Dans leur avis de juin 2014, le comité d'éthique de l'INSERM regrettait un « contexte réglementaire et éthique fait d'incertitudes, de malentendus voire de confusions ». Des chercheurs auditionnés par le comité ont aussi fait part de la « lourdeur » et de la « complexité » des procédures. Il est par exemple nécessaire de fournir un dossier complet pour une demande de renouvellement d'autorisation, même en l'absence de modification du projet depuis son autorisation.
Le questionnement éthique s'est encore complexifié avec les possibilités élargies de modification de l'ADN apportée par la technique Crispr-Cas9. Certains craignent en effet un risque de dérive eugéniste dans la possibilité de faire naître des embryons génétiquement modifiés, issus de familles porteuses de maladies génétiques.

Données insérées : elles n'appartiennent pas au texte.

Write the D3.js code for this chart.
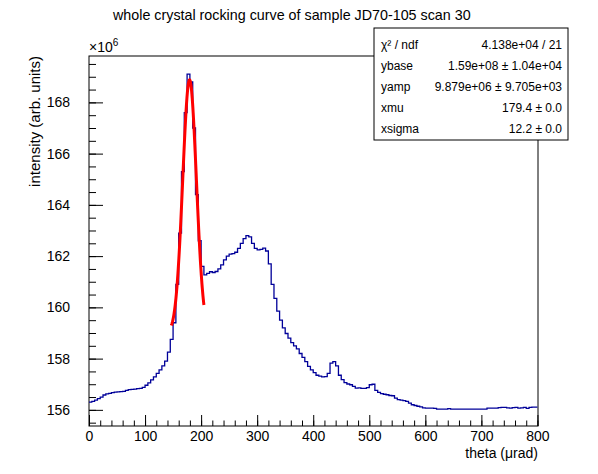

Un cadre réglementaire diversement apprécié
En ce qui concerne les essais cliniques et la recherche appliquée, la marge de manœuvre des chercheurs est limitée par la réglementation des médicaments de thérapie innovante préparée ponctuellement (MTI-PP). La mise en œuvre de ces essais requiert l’obtention préalable de l’autorisation de l’ANSM et de l’avis favorable d’un comité de protection des personnes. « Ils sont soumis à un régime d’autorisation expresse, ajoute l'agence, L’absence de réponse écrite de l’ANSM, à l’issue du délai d’évaluation qui lui est imparti, (90 jours pouvant être prolongés de 90 jours pour la demande initiale) vaut refus de l’essai clinique. »
La gestion des autorisations des essais cliniques a ses partisans et ses détracteurs. Certains comme le Pr Alain José Sahel, directeur de l'institut de la vision, rappellent « que la législation s’est pas mal assouplie, mais l’ANSM a perdu ses présidents et ses experts. On paye un peu le prix des problèmes rencontrés par l'agence sur des dossiers comme le Mediator ».
Le Pr Menasché, qui dirige le service de chirurgie cardio-vasculaire de l'hôpital européen Georges Pompidou (AP-HP) est plus critique : « Il y a un cahier des charges européen pour les thérapies innovantes mais l’ANSM rajoute une couche et répond aux problèmes par une frilosité et un repli, dénonce-t-il. Quand Novartis a voulu établir un site en Europe pour produire ces cellules CAR-T (première thérapie génique autorisée en clinique aux États Unis depuis août dernier N.D.L.R) ils ont renoncé à l'installer en France. On ne peut pas laisser une entreprise de biotechnologie pendant 9 mois sans réponse ! » Évaluer la sécurité d'une thérapie cellulaire demeure un vrai défi. La crainte d'un effet carcinogène reste forte avec des cellules dont la principale caractéristique est de se multiplier à l'infini.